I think back to every small group I’ve been involved with — whether it’s Bible study, house church, or book club — and I can pinpoint the moment someone was vulnerable enough to tell the truth about his or her life. Those moments changed each of those groups forever. After that, there was no need to put the shiny face on. No need to mince around and almost say what was going on. We could be real, because someone had the courage to be real first. Someone admitted that things weren’t perfect and were vulnerable enough to show that this bothered them without trying to laugh it off or put it into humorous context. Someone admitted that they made an error of judgment and asked forgiveness for it.

I can pinpoint that moment in a number of friendships. Someone who was really irritating the living daylights out of me told me she was lonely. Flat out. I was lonely, too. And we became friends in that instant, because she was, for the first time, a person to me.
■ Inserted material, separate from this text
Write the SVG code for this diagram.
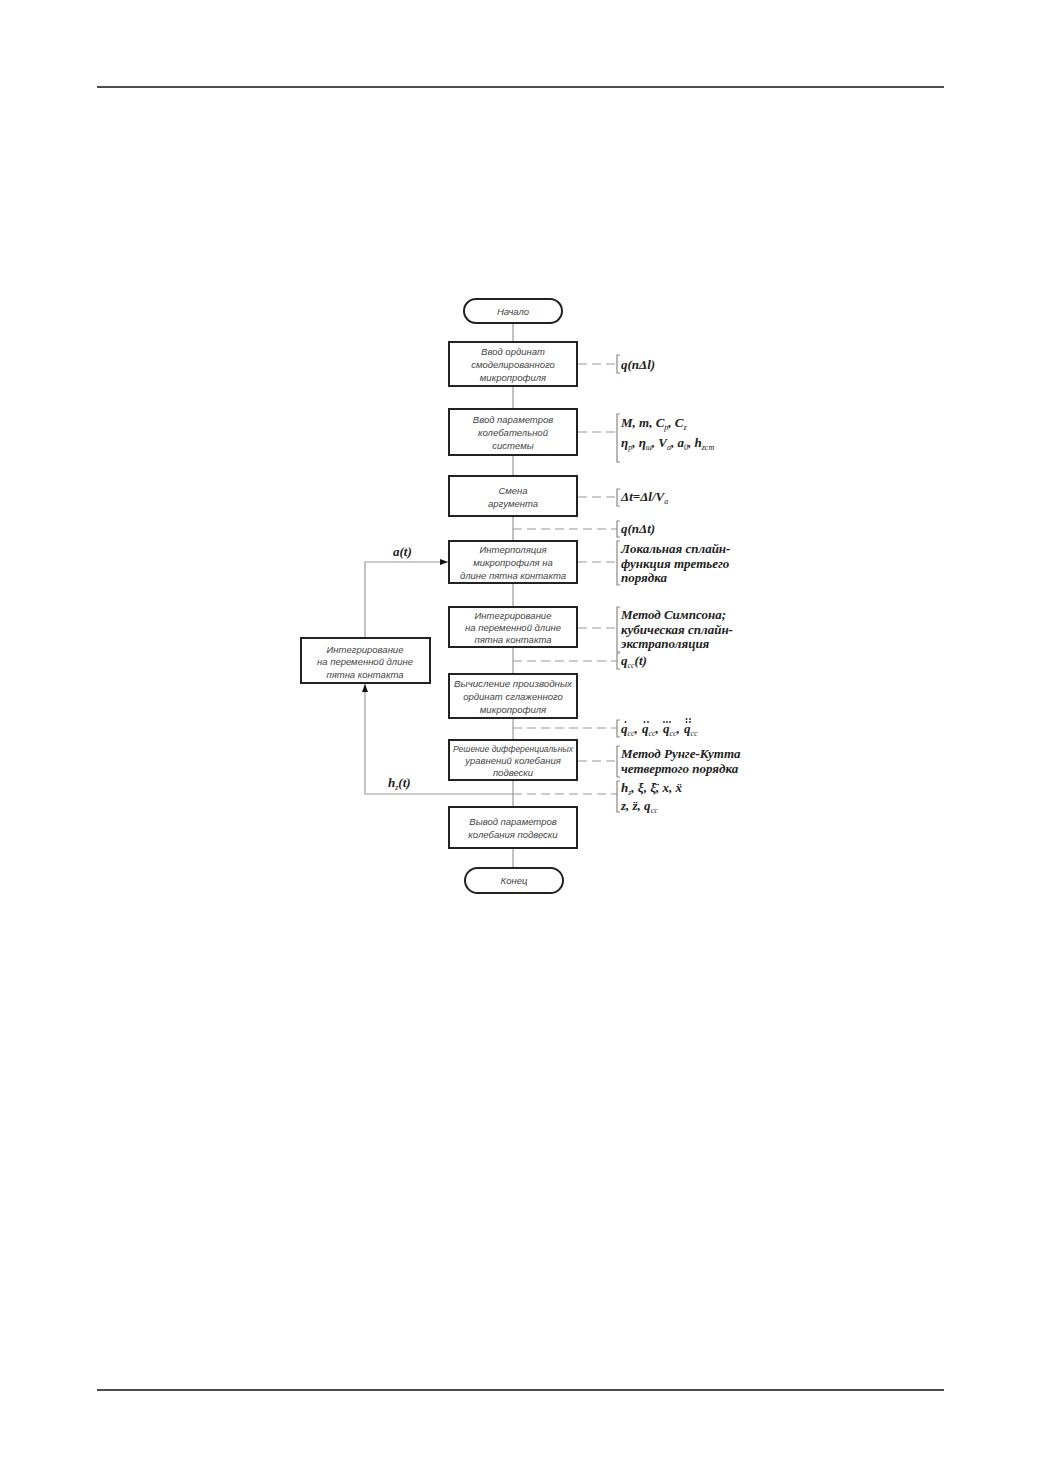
<svg xmlns="http://www.w3.org/2000/svg" width="1040" height="1473" viewBox="0 0 1040 1473">
<defs>
<marker id="arr" markerWidth="8" markerHeight="6" refX="8" refY="3" orient="auto" markerUnits="userSpaceOnUse"><path d="M0,0 L8,3 L0,6 z" fill="#111"/></marker>
<style>
.box{fill:#fff;stroke:#222;stroke-width:2}
.bt{font-family:"Liberation Sans",Arial,sans-serif;font-style:italic;font-size:9.5px;fill:#444;text-anchor:middle}
.ln{fill:none;stroke:#999;stroke-width:1.2}
.dash{fill:none;stroke:#999;stroke-width:1.2;stroke-dasharray:9,5}
.br{fill:none;stroke:#888;stroke-width:1.2}
.rt{font-family:"Liberation Serif","DejaVu Serif",serif;font-style:italic;font-weight:bold;font-size:13px;fill:#222}
.sub{font-size:8px;font-weight:normal}
.dot{fill:#222}
</style>
</defs>
<rect width="1040" height="1473" fill="#fff"/>
<line x1="97" y1="87" x2="944" y2="87" stroke="#111" stroke-width="1.5"/>
<line x1="97" y1="1390" x2="944" y2="1390" stroke="#111" stroke-width="1.5"/>

<g id="connectors">
<line class="ln" x1="513" y1="323" x2="513" y2="868"/>
<polyline class="ln" points="513,794 365,794 365,684" marker-end="url(#arr)"/>
<polyline class="ln" points="365,638 365,562 448,562" marker-end="url(#arr)"/>
<line class="dash" x1="578" y1="364" x2="617" y2="364"/>
<line class="dash" x1="578" y1="432" x2="617" y2="432"/>
<line class="dash" x1="578" y1="497" x2="617" y2="497"/>
<line class="dash" x1="513" y1="529" x2="617" y2="529"/>
<line class="dash" x1="578" y1="562" x2="617" y2="562"/>
<line class="dash" x1="578" y1="628" x2="617" y2="628"/>
<line class="dash" x1="513" y1="661" x2="617" y2="661"/>
<line class="dash" x1="513" y1="728" x2="617" y2="728"/>
<line class="dash" x1="578" y1="761" x2="617" y2="761"/>
<line class="dash" x1="513" y1="794" x2="617" y2="794"/>
<path class="br" d="M620,355 H617 V373 H620"/>
<path class="br" d="M620,414 H617 V462 H620"/>
<path class="br" d="M620,489 H617 V506 H620"/>
<path class="br" d="M620,521 H617 V537 H620"/>
<path class="br" d="M620,541 H617 V585 H620"/>
<path class="br" d="M620,607 H617 V652 H620"/>
<path class="br" d="M620,653 H617 V669 H620"/>
<path class="br" d="M620,720 H617 V737 H620"/>
<path class="br" d="M620,746 H617 V777 H620"/>
<path class="br" d="M620,781 H617 V812 H620"/>
<text class="rt" x="393" y="556">a(t)</text>
<text class="rt" x="388" y="787">h<tspan class="sub" dy="3">z</tspan><tspan dy="-3">(t)</tspan></text>
</g>

<g id="start"><rect x="464" y="299" width="98" height="24" rx="12" class="box"/><text class="bt" x="513" y="315">Начало</text></g>
<g id="n1"><rect x="449" y="342" width="128" height="44" class="box"/><text class="bt" x="513" y="355">Ввод ординат</text><text class="bt" x="513" y="368">смоделированного</text><text class="bt" x="513" y="381">микропрофиля</text></g>
<g id="n2"><rect x="449" y="409" width="128" height="46" class="box"/><text class="bt" x="513" y="423">Ввод параметров</text><text class="bt" x="513" y="436">колебательной</text><text class="bt" x="513" y="449">системы</text></g>
<g id="n3"><rect x="449" y="476" width="128" height="40" class="box"/><text class="bt" x="513" y="494">Смена</text><text class="bt" x="513" y="507">аргумента</text></g>
<g id="n4"><rect x="449" y="541" width="128" height="42" class="box"/><text class="bt" x="513" y="553">Интерполяция</text><text class="bt" x="513" y="566">микропрофиля на</text><text class="bt" x="513" y="579">длине пятна контакта</text></g>
<g id="n5"><rect x="449" y="607" width="128" height="40" class="box"/><text class="bt" x="513" y="619">Интегрирование</text><text class="bt" x="513" y="631">на переменной длине</text><text class="bt" x="513" y="643">пятна контакта</text></g>
<g id="n6"><rect x="449" y="674" width="128" height="44" class="box"/><text class="bt" x="513" y="687" textLength="118" lengthAdjust="spacingAndGlyphs">Вычисление производных</text><text class="bt" x="513" y="700">ординат сглаженного</text><text class="bt" x="513" y="713">микропрофиля</text></g>
<g id="n7"><rect x="449" y="740" width="128" height="40" class="box"/><text class="bt" x="513" y="752" textLength="120" lengthAdjust="spacingAndGlyphs">Решение дифференциальных</text><text class="bt" x="513" y="764">уравнений колебания</text><text class="bt" x="513" y="776">подвески</text></g>
<g id="n8"><rect x="449" y="807" width="128" height="41" class="box"/><text class="bt" x="513" y="825">Вывод параметров</text><text class="bt" x="513" y="838">колебания подвески</text></g>
<g id="end"><rect x="465" y="868" width="98" height="25" rx="12.5" class="box"/><text class="bt" x="514" y="884">Конец</text></g>
<g id="side"><rect x="301" y="638" width="129" height="45" class="box"/><text class="bt" x="365" y="653">Интегрирование</text><text class="bt" x="365" y="665">на переменной длине</text><text class="bt" x="365" y="678">пятна контакта</text></g>

<g id="labels">
<text class="rt" x="621" y="369">q(nΔl)</text>
<text class="rt" x="621" y="427">M, m, C<tspan class="sub" dy="3">p</tspan><tspan dy="-3">, C</tspan><tspan class="sub" dy="3">z</tspan></text>
<text class="rt" x="621" y="447">η<tspan class="sub" dy="3">p</tspan><tspan dy="-3">, η</tspan><tspan class="sub" dy="3">ш</tspan><tspan dy="-3">, V</tspan><tspan class="sub" dy="3">a</tspan><tspan dy="-3">, a</tspan><tspan class="sub" dy="3">0</tspan><tspan dy="-3">, h</tspan><tspan class="sub" dy="3">zcm</tspan></text>
<text class="rt" x="621" y="501">Δt=Δl/V<tspan class="sub" dy="3">a</tspan></text>
<text class="rt" x="621" y="533">q(nΔt)</text>
<text class="rt" x="621" y="553">Локальная сплайн-</text>
<text class="rt" x="621" y="568">функция третьего</text>
<text class="rt" x="621" y="582">порядка</text>
<text class="rt" x="621" y="619">Метод Симпсона;</text>
<text class="rt" x="621" y="634">кубическая сплайн-</text>
<text class="rt" x="621" y="648">экстраполяция</text>
<text class="rt" x="621" y="665">q<tspan class="sub" dy="3">cc</tspan><tspan dy="-3">(t)</tspan></text>
<text class="rt" x="621" y="733">q<tspan class="sub" dy="3">cc</tspan><tspan dy="-3">,</tspan></text>
<text class="rt" x="642" y="733">q<tspan class="sub" dy="3">cc</tspan><tspan dy="-3">,</tspan></text>
<text class="rt" x="663" y="733">q<tspan class="sub" dy="3">cc</tspan><tspan dy="-3">,</tspan></text>
<text class="rt" x="684" y="733">q<tspan class="sub" dy="3">cc</tspan></text>
<circle class="dot" cx="625.5" cy="722" r="0.9"/>
<circle class="dot" cx="644.5" cy="722" r="0.9"/><circle class="dot" cx="648" cy="722" r="0.9"/>
<circle class="dot" cx="664" cy="722" r="0.9"/><circle class="dot" cx="667" cy="722" r="0.9"/><circle class="dot" cx="670" cy="722" r="0.9"/>
<circle class="dot" cx="686.5" cy="722" r="0.9"/><circle class="dot" cx="690" cy="722" r="0.9"/><circle class="dot" cx="686.5" cy="719" r="0.9"/><circle class="dot" cx="690" cy="719" r="0.9"/>
<text class="rt" x="621" y="758">Метод Рунге-Кутта</text>
<text class="rt" x="621" y="773">четвертого порядка</text>
<text class="rt" x="621" y="792">h<tspan class="sub" dy="3">z</tspan><tspan dy="-3">, ξ, ξ̈, x, ẍ</tspan></text>
<text class="rt" x="621" y="810">z, z̈, q<tspan class="sub" dy="3">cc</tspan></text>
</g>
</svg>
I took it as a sign that I told things about myself to my now-husband after two weeks of dating that I’d been afraid to tell a boyfriend of a year: I had the courage and the trust in him to let him see me.

None of those groups or relationships would have been so deep and meaningful if someone hadn’t had the courage to allow him/herself to be seen, bruises and warts and tears and snot running down the face and all. Those moments let the group live wholeheartedly.

That’s Brown’s phrase for how people live who do not deny or run away from their vulnerability. The wholehearted. They experience human connection because they believe they are worth of love and belonging. They love with their whole hearts, with no guarantees. They are compassionate both to others and to themselves. That sounds good. Really good.

I needed to hear this, need to practice allowing myself to be seen more often. I’d rather live wholeheartedly than half-assedly. I need to pray for courage.